When I consider the time I spent as a child traveling around the state hunting and fishing and whatnot - I am amazed. I did something terribly fun and dangerous nearly every weekend, generally with Dad, and if not – then with an infinitely less responsible Uncle. I also realize now that those Uncles genuinely were not the least bit worried about me, my safety, or possibly dying. Back then I assumed all adults were bound to keep their nephews safe as a matter of course. In retrospect: I actually had that thought as a 6-yr-old while riding through the woods perched on the hood of a tractor like a chubby hood ornament with Uncle Buster’s admonition “Don’t grab that exhaust pipe – it is 800 degrees” ringing in my ears.

Mom was right to worry.

At the same time all that was going on, Dad raised two other kids, stayed married, kept a job, paid for a house and cars and got us all through expensive private colleges that we probably did not deserve.

Now, with the impending specter of fatherhood looming over me; it all makes sense: I didn't get to hunt, fish, and act like a Wild Boy on the weekends because I was born with it; I got to act like a Wild Boy because Dad was born with it - and more importantly; born with the ability to stay efficient during the week. If the water heater had still been out of commission at 5PM on Friday – nobody would have been going deer hunting. If Mom couldn't wash her hair – everything stopped.
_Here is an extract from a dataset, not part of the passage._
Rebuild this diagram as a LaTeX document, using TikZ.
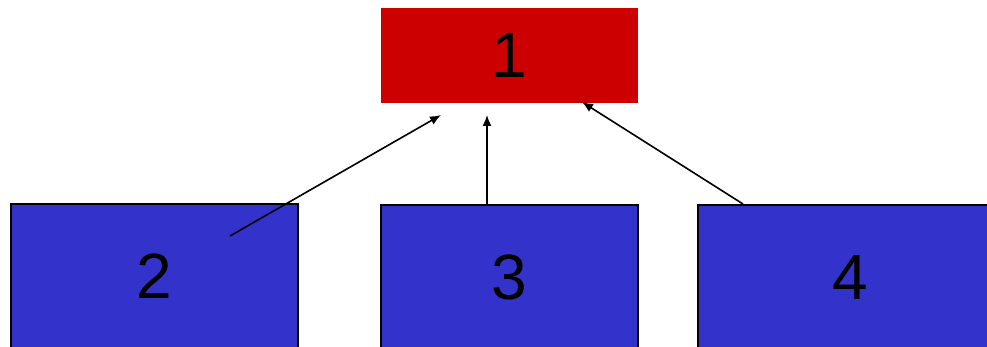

Last week I considered my list of mandatory to-do’s for the week and this thought went through my brain: “I could just stay here and deck the attic on Saturday instead of going fishing” and in my mind, in that instant, that option actually sounded plausible.

It was a terrifying moment, so I immediately retreated into my workshop to sulk.

As I sat there at my Fishing Stuff Bench, sulking, it hit me that now, finally, I realize what it means to be a Dad; mostly because: I've turned into mine.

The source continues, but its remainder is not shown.